The findings provide confirmation of past studies in the US showing increased risk for T1DM in those with celiac disease. They also provide confirmation for past studies suggesting that T2DM is not increased in celiac disease and may even be less common compared with T1DM and the general population. 

The authors emphasized that adhering to the GF diet might prove particularly challenging for those with T1DM and celiac disease who are faced with daily glucose monitoring, carbohydrate counting, and insulin dosing. They also noted that further research is needed to explore why having T2DM may predispose to slower mucosal recovery following adherence to the GF diet, and why having T1DM may result in poorer histological recovery.   

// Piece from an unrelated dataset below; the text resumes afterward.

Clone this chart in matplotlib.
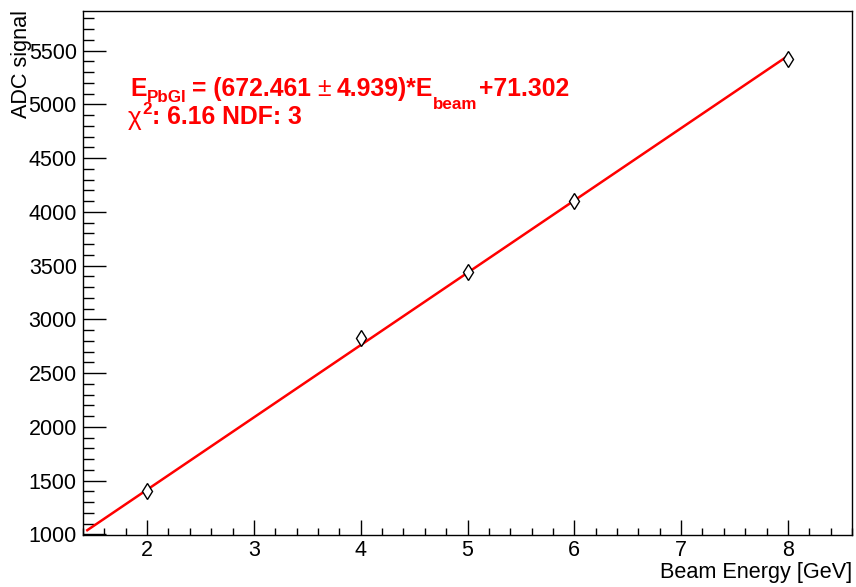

They concluded: “Clinicians should be aware that that the double diagnosis of celiac disease and either DM2 or DM1 predisposes the patients to severe co-morbidities. Celiac disease patients with concomitant DM1 have increased risk for dietary lapses and possibly also to poorer histological recovery, and require therefore specifically-tailored support and careful follow-up.”

Take-home Points

• Finnish study found T1DM prevalence was roughly five times more common in those with celiac disease vs the general population, with men particularly at risk.

• T2DM prevalence was about the same in celiac disease vs the general population.

• Having celiac disease plus T1DM was associated with lower adherence to the GF diet and higher endomysial antibody titers after one year on a GF diet.

• Having either T2DM or T1DM and celiac disease was associated with significantly more hypertension and coronary artery disease than having celiac disease only.

• There was a trend toward slower histological recovery after one year on the GF diet in those with T2DM; those with T1DM had poorer histological recovery.

The authors declare no conflicts of interest.

Reference: Kylökäs A, et al. Type 1 and type 2 diabetes in celiac disease: prevalence and effect on clinical and histological presentation. BMC Gastroenterol. 2016 Jul 25;16(1):76.